After O'Rourke was escorted from the auditorium, the Democratic gubernatorial candidate continued his criticism of the governor's gun policy outdoors.

“You want a solution? Stop selling AR-15s in the state of Texas," O'Rourke said. "You want a solution? Have universal background checks, we don’t have them. You want a solution? Red flag laws or extreme orders for protection which stop a shooting before it happens. You want a solution? Safe storage laws.”

O’rourke is an advocate for stricter gun laws. He is a supporter of universal background checks in order to purchase firearms. He’s also a proponent of "red flag laws."

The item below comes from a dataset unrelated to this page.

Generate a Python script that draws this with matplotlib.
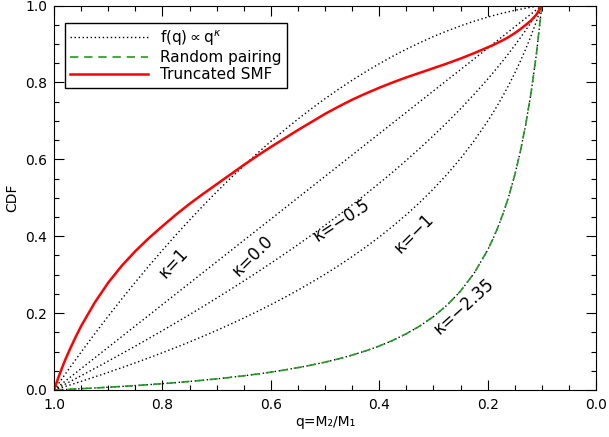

These allow law enforcement or family members to petition a court and request an individual’s firearms to be seized if that person is a danger to him/herself or someone else.

During the Democratic presidential primaries, O'Rourke advocated for an assault weapons ban. His plan would force owners of AR-15s and AK-47s to sell the weapons to the government.

O'Rourke also is an advocate for safe storage laws, which would require gun owners to store their weapons in a specific manner so they are not accessible to children or others.

Abbott’s position on gun control is very different. Last year, Abbott signed legislation allowing Texans to carry handguns without a permit.

On Wednesday, he re-stated his long-held position that the problem is not the guns, it’s the shooters.

“Anybody who shoots somebody else has a mental health challenge. Period," Abbott said. "We as a government need to find a way to target that mental health challenge and do something about it.”

Abbott said leaders in Uvalde told him their biggest issue is a lack of mental health resources.

"They said, 'We have a problem with mental health illness in this community ... and the need for more mental health support in this region,'" Abbott said.

After the Santa Fe High School shooting, the Texas legislature passed laws that provided funding for upgrades to campus security and created a standard for campus safety.

Abbott said legislators will now be looking for ways to improve what was already done in 2019. The bottom line is the governor is not in favor of new gun restrictions.

"There are more people that are shot every weekend in Chicago than there are in school shootings in Texas," Abbott said. "And we need to realize that, people who think that, 'Well, maybe if we implement tougher gun laws, it’s going to solve it,' Chicago, L.A. and New York disprove that thesis.”